The Arizona Cardinals are in a mess heading into the NFL free agency period, and they have no one to blame but themselves.

Cardinals wide receiver Larry Fitzgerald is owed a base salary of $16.5 million for the 2008 season, thanks to the incentive-laden rookie deal that the Cardinals agreed to when they made him the third pick in the 2004 NFL draft. As a base salary, the entire contract will count against the team's 2008 salary cap, which means about 15% of the cap is tied into one player.

That will make it extremely difficult for the Cardinals to hang onto all the other players they want to keep, including linebackers Karlos Dansby and Calvin Pace, running back Edgerrin James and both quarterbacks, Matt Leinart and Kurt Warner. They seem to already have resigned themselves to losing third receive Bryant Johnson.


Cardinals general manager Rod Graves acknowledges that if the team can't convince Fitzgerald to re-do his deal, there will be serious trouble:

"We'll have to see how the landscape develops as we try and get these contracts signed. ... I think a lot will depend on Larry Fitzgerald's deal, whether or not we can get something in place that will allow us some flexibility. If not, we could very well be faced with some very tough decisions down the road.
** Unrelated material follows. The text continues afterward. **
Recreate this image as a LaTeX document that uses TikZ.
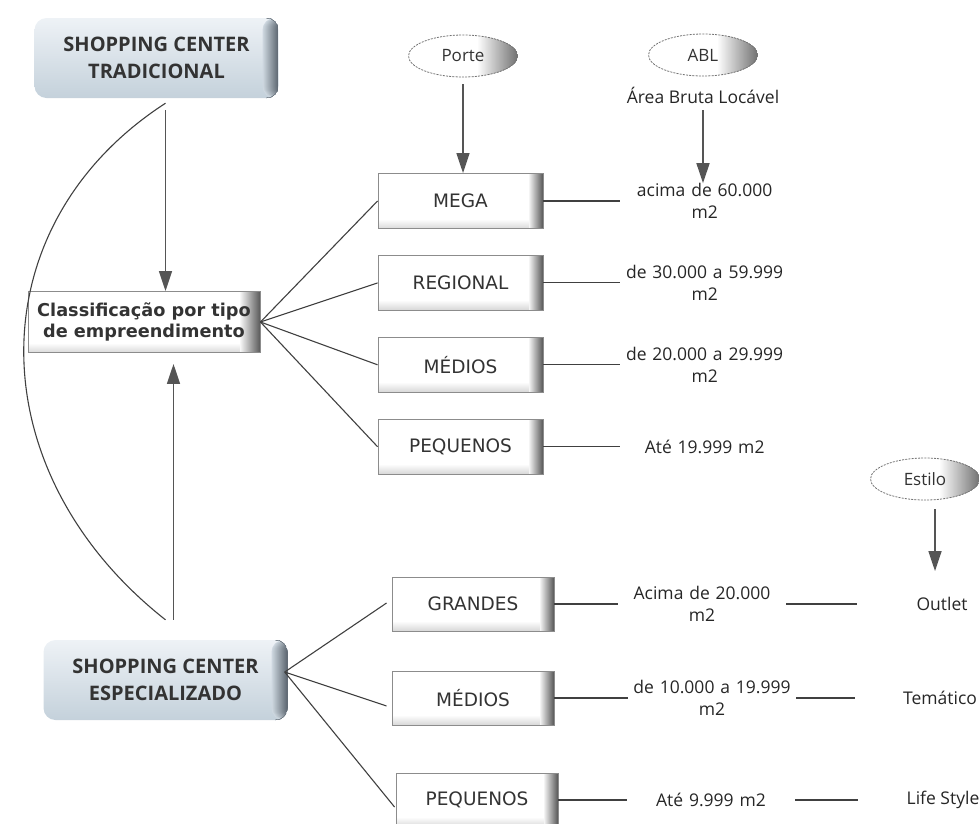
\documentclass[tikz,border=0pt]{standalone}
\usepackage{fontspec}
\setmainfont{Open Sans}
\newfontfamily\verd{DejaVu Sans}
\usetikzlibrary{
  arrows.meta,
  calc,
  positioning,
  shapes.geometric
}
\definecolor{ScTop}{RGB}{238,242,246}
\definecolor{ScBot}{RGB}{196,209,219}
\definecolor{ScMid}{RGB}{214,224,232}
\definecolor{ScEdge}{RGB}{95,105,115}
\definecolor{InkGray}{RGB}{64,64,64}
\definecolor{ArrGray}{RGB}{85,85,85}
\definecolor{BoxEdge}{RGB}{97,97,97}
\definecolor{BoxBot}{RGB}{219,219,219}
\definecolor{OvalEdge}{RGB}{115,115,115}
% stepped fades inside a path picture: width, base colour, edge colour
\newcommand\edgefade[3]{%
  \foreach \k in {#1,...,1}{%
    \pgfmathsetmacro\fadeLvl{100*(#1+1-\k)/#1}%
    \fill[#3!\fadeLvl!#2] ([xshift=-\k*1pt]path picture bounding box.north east)
      rectangle (path picture bounding box.south east);}}
\newcommand\bottomfade[3]{%
  \foreach \k in {#1,...,1}{%
    \pgfmathsetmacro\fadeLvl{100*(#1+1-\k)/#1}%
    \fill[#3!\fadeLvl!#2] ([yshift=\k*1pt]path picture bounding box.south west)
      rectangle (path picture bounding box.south east);}}

\begin{document}
\begin{tikzpicture}[
  x=1pt, y=-1pt,
  font=\fontsize{17.5}{22}\selectfont,
  text=black!85,
  node distance=26pt and 77pt,
  scbox/.style={rounded corners=12pt, top color=ScTop, bottom color=ScBot, align=center,
                minimum width=244pt, minimum height=80pt, text=black!80,
                font=\bfseries\fontsize{20}{27}\selectfont,
                path picture={\edgefade{16}{ScMid}{ScEdge}}},
  pbox/.style={draw=black!45, line width=0.9pt, fill=white, minimum width=165pt,
               minimum height=55pt, text=black!80, font=\verd\fontsize{18.5}{22}\selectfont,
               path picture={\bottomfade{9}{white}{BoxBot}\edgefade{14}{white}{BoxEdge}}},
  classbox/.style={pbox, align=center, minimum width=232pt, minimum height=61pt,
                   font=\verd\bfseries\fontsize{17.7}{21}\selectfont,
                   path picture={\bottomfade{9}{white}{BoxBot}\edgefade{20}{white}{BoxEdge}}},
  oval/.style={ellipse, draw=black!55, dash pattern=on 2pt off 1.2pt, line width=0.8pt,
               fill=white, minimum width=109pt, minimum height=42pt, inner sep=0pt,
               text=black!80, font=\fontsize{17}{20}\selectfont,
               path picture={\edgefade{40}{white}{OvalEdge}}},
  val/.style={align=center, text width=168pt, inner sep=0pt},
  sty/.style={minimum width=170pt, inner sep=0pt},
  link/.style={draw=InkGray, line width=1.1pt},
  arw/.style={draw=ArrGray, line width=1.6pt, -{Triangle[length=20pt,width=13pt]}},
]
  \useasboundingbox (0,0) rectangle (979,823);

  % main blocks
  \node[scbox] (tradicional) at (156.5,58) {SHOPPING CENTER\\TRADICIONAL};
  \node[classbox] (classif) at (144,322) {Classificação por tipo\\de empreendimento};
  \node[scbox] (especial) at (165.5,680) {SHOPPING CENTER\\ESPECIALIZADO};

  \draw[link] ($(tradicional.south)+(9,5)$) .. controls +(-190,123) and +(-188,-148)
    .. ($(especial.north)+(0,-20)$);
  \draw[arw] ($(tradicional.south)+(9,12)$) coordinate (tIn) -- (tIn |- classif.north);
  \draw[arw, shorten >=11pt] ($(especial.north)+(8,-20)$) coordinate (eOut) -- (eOut |- classif.south);

  % porte / ABL
  \node[oval] (porte) at (463,56) {Porte};
  \node[oval] (abl) at (703,55) {ABL};
  \node[inner sep=0pt] (area) at (703,95) {Área Bruta Locável};

  \node[pbox] (mega) at (460.5,201) {MEGA};
  \node[pbox, below=of mega] (regional) {REGIONAL};
  \node[pbox, below=of regional] (medios) {MÉDIOS};
  \node[pbox, below=of medios] (pequenos) {PEQUENOS};

  \node[val, right=of mega] (v60) {acima de 60.000\\m2};
  \node[val, right=of regional] (v30) {de 30.000 a 59.999\\m2};
  \node[val, right=of medios] (v20) {de 20.000 a 29.999\\m2};
  \node[val, right=of pequenos] (v19) {Até 19.999 m2};

  \draw[arw] ($(porte.south)+(0,7)$) coordinate (pIn) -- (pIn |- mega.north);
  \draw[arw] ($(area.south)+(0,7)$) coordinate (aIn) -- (aIn |- v60.north);

  \draw[link] (classif.east) -- (mega.west);
  \draw[link] (classif.east) -- (regional.west);
  \draw[link] (classif.east) -- (medios.west);
  \draw[link] (classif.east) -- (pequenos.west);

  \draw[link] (mega) -- (v60);
  \draw[link] (regional) -- (v30);
  \draw[link] (medios) -- (v20);
  \draw[link] (pequenos) -- (v19);

  % especializado
  \node[pbox, minimum width=162pt, minimum height=54pt] (grandes) at (473,604) {GRANDES};
  \node[pbox, minimum width=162pt, minimum height=54pt] (medios2) at (473,698) {MÉDIOS};
  \node[pbox, minimum width=162pt, minimum height=54pt] (pequenos2) at (477,800) {PEQUENOS};

  \node[val] (v20b) at (702,604) {Acima de 20.000\\m2};
  \node[val] (v10) at (712,698) {de 10.000 a 19.999\\m2};
  \node[val] (v9) at (711,800) {Até 9.999 m2};

  \node[oval] (estilo) at (925,479) {Estilo};
  \node[sty] (outlet) at (942,604) {Outlet};
  \node[sty] (tematico) at (940,698) {Temático};
  \node[sty] (lifestyle) at (943,800) {Life Style};

  \draw[arw, shorten >=26pt] ($(estilo.south)+(10,9)$) coordinate (sIn) -- (sIn |- outlet.north);

  \draw[link] ($(especial.east)+(-3,-8)$) -- ($(grandes.west)+(-5,-1)$);
  \draw[link] ($(especial.east)+(-3,-8)$) -- ($(medios2.west)+(-5,8)$);
  \draw[link] ($(especial.east)+(-3,-8)$) -- ($(pequenos2.west)+(-1,7)$);

  \draw[link] (grandes) -- (v20b);
  \draw[link] (medios2) -- (v10);
  \draw[link] (pequenos2) -- (v9);
  \draw[link] (v20b) -- (outlet);
  \draw[link] (v10) -- (tematico);
  \draw[link] (v9) -- (lifestyle);
\end{tikzpicture}
\end{document}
"We haven't talked candidly about where those tough decisions might be. We know if this deal is not restructured, it will entail us having to make some tough moves."
But really, why should Fitzgerald play ball, unless the Cardinals are prepared to give him a significant raise down the road in exchange for less money now? Ultimately, the Cardinals are the ones who agreed to this cap-crippling contract, and if they didn't plan well enough to be prepared for a $16.5 million cap hit, that's their problem, not Fitzgerald's.